I don`t want to purge the least feel-good poem. I’m delighted that poets should write about the old homestead and the pleasures of parenthood and gardening. Why not? But their ilk should not rule. No one should. I want to hear from the poet-terrorist, the assassin of complacency, the bomber of smugness. I want handbooks on blowing things up, blowing up ideologies, religions, the givens, the received ideas, the nostrums, the lunacies. I’d like to hear about the swindling car mechanics, doctors, investment counselors, rapists, child abusers, usurers, elected liars, the reigning, savagely right-handed booboisie. But they`re predictable culprits; I’d like to hear more from the ball-breakers, them especially because the world has been ruined by men.

It`s what the Beats thought they were doing. It`s what we thought they were doing. But back then, child that I was, I thought they were posturing. I looked to Rimbaud for real revolt. I thought we would have had to invent the Beats if they hadn’t obliged us, because the unrelieved gray of my generation and the assumptions of the previous and wondrously heroic generation were holding out to us just the sort of silver-fox kleptocracy we have embraced. The Gilded Age redux.

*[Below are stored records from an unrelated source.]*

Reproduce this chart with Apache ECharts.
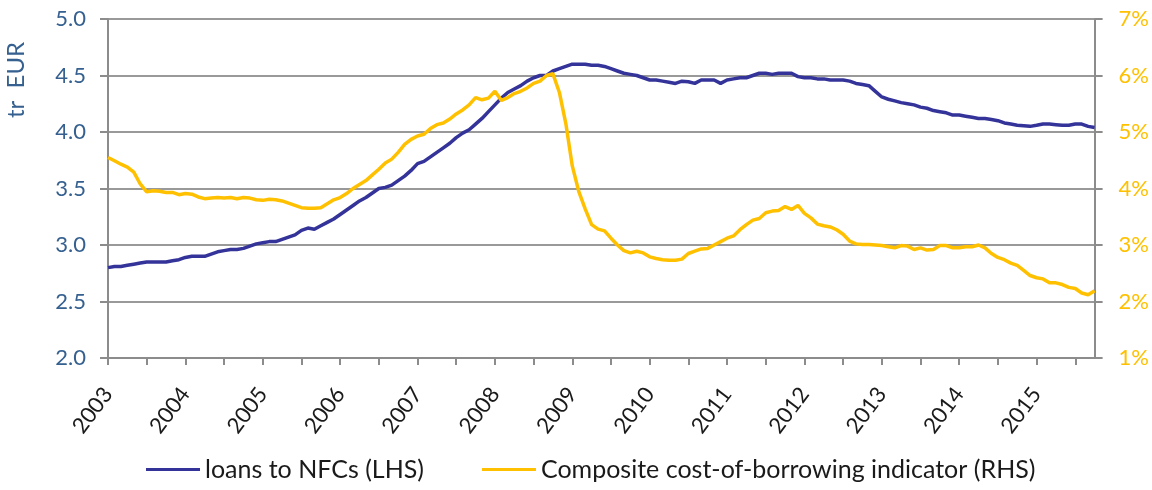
<!DOCTYPE html>
<html>
    <head>
        <meta charset="UTF-8" />
        <title>Loans to NFCs and cost of borrowing</title>
        <script src="https://cdn.jsdelivr.net/npm/echarts@6/dist/echarts.min.js"></script>
        <style>
            html,
            body {
                margin: 0;
                padding: 0;
                background: #fff;
            }
            #chart {
                width: 1152px;
                height: 490px;
            }
        </style>
    </head>
    <body>
        <div id="chart"></div>
        <script>
            // monthly, Jan 2003 onwards
            const startYear = 2003;
            const endYear = 2015.75;
            const seriesNames = ["loans to NFCs (LHS)", "Composite cost-of-borrowing indicator (RHS)"];

            // tr EUR
            const loans = [
                2.80, 2.81, 2.81, 2.82, 2.83, 2.84, 2.85, 2.85, 2.85, 2.85, 2.86, 2.87,
                2.89, 2.90, 2.90, 2.90, 2.92, 2.94, 2.95, 2.96, 2.96, 2.97, 2.99, 3.01,
                3.02, 3.03, 3.03, 3.05, 3.07, 3.09, 3.13, 3.15, 3.14, 3.17, 3.20, 3.23,
                3.27, 3.31, 3.35, 3.39, 3.42, 3.46, 3.50, 3.51, 3.53, 3.57, 3.61, 3.66,
                3.72, 3.74, 3.78, 3.82, 3.86, 3.90, 3.95, 3.99, 4.02, 4.07, 4.12, 4.18,
                4.24, 4.30, 4.35, 4.38, 4.41, 4.45, 4.48, 4.50, 4.50, 4.54, 4.56, 4.58,
                4.60, 4.60, 4.60, 4.59, 4.59, 4.58, 4.56, 4.54, 4.52, 4.51, 4.50, 4.48,
                4.46, 4.46, 4.45, 4.44, 4.43, 4.45, 4.445, 4.43, 4.46, 4.46, 4.46, 4.43,
                4.46, 4.47, 4.48, 4.48, 4.50, 4.52, 4.52, 4.51, 4.52, 4.52, 4.52, 4.49,
                4.48, 4.48, 4.47, 4.47, 4.46, 4.46, 4.46, 4.45, 4.43, 4.42, 4.41, 4.36,
                4.31, 4.29, 4.275, 4.26, 4.25, 4.24, 4.22, 4.21, 4.19, 4.18, 4.17, 4.15,
                4.15, 4.14, 4.13, 4.12, 4.12, 4.11, 4.10, 4.08, 4.07, 4.06, 4.055, 4.05,
                4.06, 4.07, 4.07, 4.065, 4.06, 4.06, 4.07, 4.07, 4.05, 4.04
            ];

            // %
            const borrowingCost = [
                4.55, 4.49, 4.43, 4.38, 4.29, 4.08, 3.94, 3.96, 3.95, 3.93, 3.93, 3.89,
                3.91, 3.90, 3.85, 3.82, 3.83, 3.84, 3.83, 3.84, 3.82, 3.84, 3.83, 3.80,
                3.79, 3.81, 3.80, 3.78, 3.74, 3.70, 3.66, 3.65, 3.65, 3.66, 3.73, 3.80,
                3.84, 3.91, 4.00, 4.07, 4.14, 4.24, 4.34, 4.45, 4.52, 4.64, 4.78, 4.87,
                4.93, 4.96, 5.06, 5.13, 5.16, 5.23, 5.32, 5.39, 5.48, 5.61, 5.57, 5.60,
                5.72, 5.56, 5.61, 5.68, 5.72, 5.78, 5.86, 5.90, 6.00, 6.03, 5.70, 5.15,
                4.40, 3.95, 3.64, 3.36, 3.28, 3.25, 3.12, 3.00, 2.90, 2.86, 2.89, 2.86,
                2.79, 2.76, 2.74, 2.73, 2.73, 2.75, 2.85, 2.89, 2.93, 2.94, 3.00, 3.06,
                3.12, 3.16, 3.27, 3.36, 3.44, 3.47, 3.57, 3.60, 3.61, 3.68, 3.63, 3.70,
                3.56, 3.48, 3.37, 3.34, 3.32, 3.27, 3.19, 3.07, 3.02, 3.01, 3.01, 3.00,
                2.99, 2.97, 2.95, 2.99, 2.98, 2.92, 2.95, 2.91, 2.92, 2.99, 2.99, 2.95,
                2.95, 2.97, 2.97, 3.00, 2.95, 2.85, 2.78, 2.74, 2.68, 2.64, 2.55, 2.46,
                2.42, 2.40, 2.33, 2.33, 2.30, 2.25, 2.23, 2.15, 2.12, 2.19
            ];

            const font = "Lato, 'DejaVu Sans', sans-serif";
            const chart = echarts.init(document.getElementById("chart"));

            const toPoints = (arr) => arr.map((v, i) => [startYear + i / 12, v]);

            chart.setOption({
                animation: false,
                textStyle: { fontFamily: font },
                grid: { left: 108, right: 56, top: 19, bottom: 132 },
                legend: {
                    left: 141,
                    top: 452,
                    icon: "rect",
                    itemWidth: 54,
                    itemHeight: 3,
                    itemGap: 58,
                    textStyle: { fontSize: 25, color: "#1a1a1a", fontFamily: font },
                    data: seriesNames,
                },
                graphic: [
                    {
                        type: "text",
                        x: 16,
                        y: 80,
                        rotation: Math.PI / 2,
                        style: {
                            text: "tr  EUR",
                            fontSize: 24,
                            fontFamily: font,
                            fill: "#35608f",
                            align: "center",
                            verticalAlign: "middle",
                        },
                    },
                ],
                xAxis: {
                    type: "value",
                    min: startYear,
                    max: endYear,
                    interval: 0.5,
                    axisLine: { lineStyle: { color: "#8c8c8c", width: 2 } },
                    axisTick: { show: true, length: 7, lineStyle: { color: "#8c8c8c", width: 2 } },
                    splitLine: { show: false },
                    axisLabel: {
                        rotate: 53,
                        margin: 32,
                        fontSize: 22,
                        color: "#1a1a1a",
                        showMaxLabel: false,
                        formatter: (v) => (Number.isInteger(v) ? String(v) : ""),
                    },
                },
                yAxis: [
                    {
                        type: "value",
                        min: 2,
                        max: 5,
                        interval: 0.5,
                        axisLine: { show: true, lineStyle: { color: "#8c8c8c", width: 2 } },
                        axisTick: { show: true, length: 8, lineStyle: { color: "#8c8c8c", width: 2 } },
                        splitLine: { lineStyle: { color: "#999", width: 2 } },
                        axisLabel: {
                            margin: 22,
                            fontSize: 22,
                            color: "#35608f",
                            formatter: (v) => v.toFixed(1),
                        },
                    },
                    {
                        type: "value",
                        min: 1,
                        max: 7,
                        interval: 1,
                        position: "right",
                        axisLine: { show: true, lineStyle: { color: "#8c8c8c", width: 2 } },
                        axisTick: { show: true, length: 8, lineStyle: { color: "#8c8c8c", width: 2 } },
                        splitLine: { show: false },
                        axisLabel: {
                            margin: 24,
                            fontSize: 22,
                            color: "#ffc000",
                            formatter: "{value}%",
                        },
                    },
                ],
                series: [
                    {
                        name: seriesNames[0],
                        type: "line",
                        yAxisIndex: 0,
                        symbol: "none",
                        data: toPoints(loans),
                        lineStyle: { color: "#333399", width: 3.5 },
                        itemStyle: { color: "#333399" },
                    },
                    {
                        name: seriesNames[1],
                        type: "line",
                        yAxisIndex: 1,
                        symbol: "none",
                        data: toPoints(borrowingCost),
                        lineStyle: { color: "#ffc000", width: 3.5 },
                        itemStyle: { color: "#ffc000" },
                    },
                ],
            });
        </script>
    </body>
</html>
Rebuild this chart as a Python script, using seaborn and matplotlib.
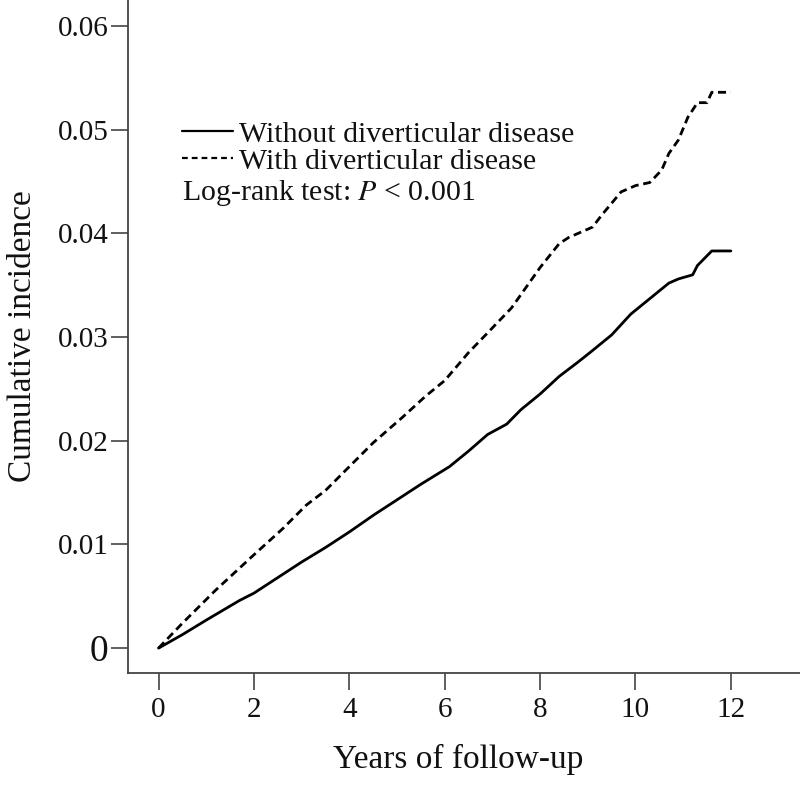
import numpy as np
import pandas as pd
import matplotlib
matplotlib.use('Agg')
import matplotlib.pyplot as plt
import seaborn as sns
from matplotlib.lines import Line2D

# ============================================================
# DATA
# ============================================================
years_without = [0, 0.5, 1.0, 1.7, 2.0, 2.5, 3.0, 3.5, 4.0, 4.5, 5.0, 5.5, 6.1, 6.5,
                 6.9, 7.3, 7.6, 8.0, 8.4, 8.8, 9.1, 9.5, 9.9, 10.3, 10.7, 10.9, 11.2,
                 11.3, 11.6, 12.0]
inc_without = [0, 0.0013, 0.0027, 0.0046, 0.0053, 0.0068, 0.0083, 0.0097, 0.0112,
               0.0128, 0.0143, 0.0158, 0.0175, 0.0190, 0.0206, 0.0216, 0.0230, 0.0245,
               0.0262, 0.0276, 0.0287, 0.0302, 0.0322, 0.0337, 0.0352, 0.0356, 0.0360,
               0.0369, 0.0383, 0.0383]

years_with = [0, 0.5, 1.2, 2.0, 2.6, 3.1, 3.5, 4.0, 4.5, 5.1, 5.6, 6.0, 6.5, 6.9, 7.4,
              8.0, 8.4, 8.6, 9.1, 9.3, 9.7, 10.0, 10.3, 10.55, 10.7, 10.9, 11.1, 11.3,
              11.5, 11.6, 12.0]
inc_with = [0, 0.0024, 0.0056, 0.0090, 0.0115, 0.0138, 0.0152, 0.0175, 0.0198, 0.0222,
            0.0243, 0.0258, 0.0285, 0.0304, 0.0328, 0.0367, 0.0390, 0.0396, 0.0406,
            0.0418, 0.0440, 0.0446, 0.0449, 0.0461, 0.0477, 0.0490, 0.0512, 0.0526,
            0.0526, 0.0536, 0.0536]

group_labels = ['Without diverticular disease', 'With diverticular disease']
x_ticks = [0, 2, 4, 6, 8, 10, 12]
y_ticks = [0, 0.01, 0.02, 0.03, 0.04, 0.05, 0.06]
y_ticklabels = ['0', '0.01', '0.02', '0.03', '0.04', '0.05', '0.06']

df = pd.concat([
    pd.DataFrame({'years': years_without, 'inc': inc_without, 'grup': group_labels[0]}),
    pd.DataFrame({'years': years_with, 'inc': inc_with, 'grup': group_labels[1]}),
], ignore_index=True)

# ============================================================
# PLOT
# ============================================================
sns.set_style('white')
plt.rcParams['font.family'] = ['Liberation Serif', 'DejaVu Serif']
plt.rcParams['mathtext.fontset'] = 'stix'

fig = plt.figure(figsize=(8, 7.89), dpi=100)
ax = fig.add_axes([0.16, 0.147, 0.84, 0.853])

sns.lineplot(data=df, x='years', y='inc', style='grup',
             dashes={group_labels[0]: '', group_labels[1]: (2.9, 1.7)},
             color='black', linewidth=2.0, ax=ax, legend=False)

ax.set_xlim(-0.64, 13.45)
ax.set_ylim(-0.0024, 0.0625)
ax.set_xticks(x_ticks)
ax.set_yticks(y_ticks)
ax.set_yticklabels(y_ticklabels)

ax.tick_params(axis='both', direction='out', length=12, width=1.2, color='#444444',
               labelsize=21, labelcolor='#111111', pad=2, left=True, bottom=True)
ax.tick_params(axis='x', pad=5)
ax.get_yticklabels()[0].set_fontsize(27)

for s in ['top', 'right']:
    ax.spines[s].set_visible(False)
for s in ['left', 'bottom']:
    ax.spines[s].set_color('#444444')
    ax.spines[s].set_linewidth(1.3)

ax.set_xlabel('Years of follow-up', fontsize=24, color='#111111')
ax.set_ylabel('Cumulative incidence', fontsize=24, color='#111111', labelpad=14)
ax.xaxis.set_label_coords(0.491, -0.106)

# legend manual (garis + teks)
handles = [Line2D([], [], color='black', lw=1.6),
           Line2D([], [], color='black', lw=1.6, dashes=(2.6, 1.8))]
ax.legend(handles, group_labels, loc='upper left', bbox_to_anchor=(0.063, 0.838),
          frameon=False, fontsize=21.5, handlelength=1.7, handletextpad=0.2,
          labelspacing=0.0, borderaxespad=0, labelcolor='#111111')
ax.text(0.080, 0.713, r'Log-rank test: $\it{P}$ < 0.001', transform=ax.transAxes,
        fontsize=21.5, color='#111111', va='center', ha='left')

plt.savefig('out.png', dpi=100)
plt.close()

The Beats stood up to it, and I`d like more of us to stand up to it, and much more dangerously, which will mean a poetry of reckless thinking, paranoid intent, and madly twirling bullshit detectors.


— by Djelloul Marbrook


red-tail hawk

2 comments on “Let’s Hear It for Ball-Busting Poetry About a World Men Have Ruined!

  1. jenneandrews
    December 7, 2015

    Loved this essay–just brilliant until for me the unfortunate metaphor of terrorism in poetry. There is plenty of emotional and verbal violence and terrorism in the world at large. What “language poetry” purports to be doing–effecting some kind of revolutionary lexicon– to oversimplify, perhaps–to me signifies almost a death of the poetry that turns on a breathtaking mastery of language; the beautiful languages that are our birthright; what our ears receive and our hearts alchemize. Too many poets are clever rather than brilliant and quarterly editors are seemingly blind to this. We need luminous poetry, the lumen, poetry that illuminates and fills us up. Especially in these times, as it were, when there is so much hatred and perversion, ideology, deconstruction of the old texts into mandates to get to heaven by commission of mass murder–a great dark pall lies over everything. Women most certainly have had a hand in ruining the world with apathy, blame, and now we have female terrorists committing themselves to the objectives of ISIS. The life of the mind, the soul and the heart scarcely have a chance. Out of MFA programs come those who are newly minted masters of inscrutability and in these things, I despair, only held together by my muse. xj


  2. Reblogged this on Life in Rhymes / Vida em Versos and commented:
    “a poetry of reckless thinking, paranoid intent, and madly twirling bullshit detectors.” Let’s get on to it, shall we?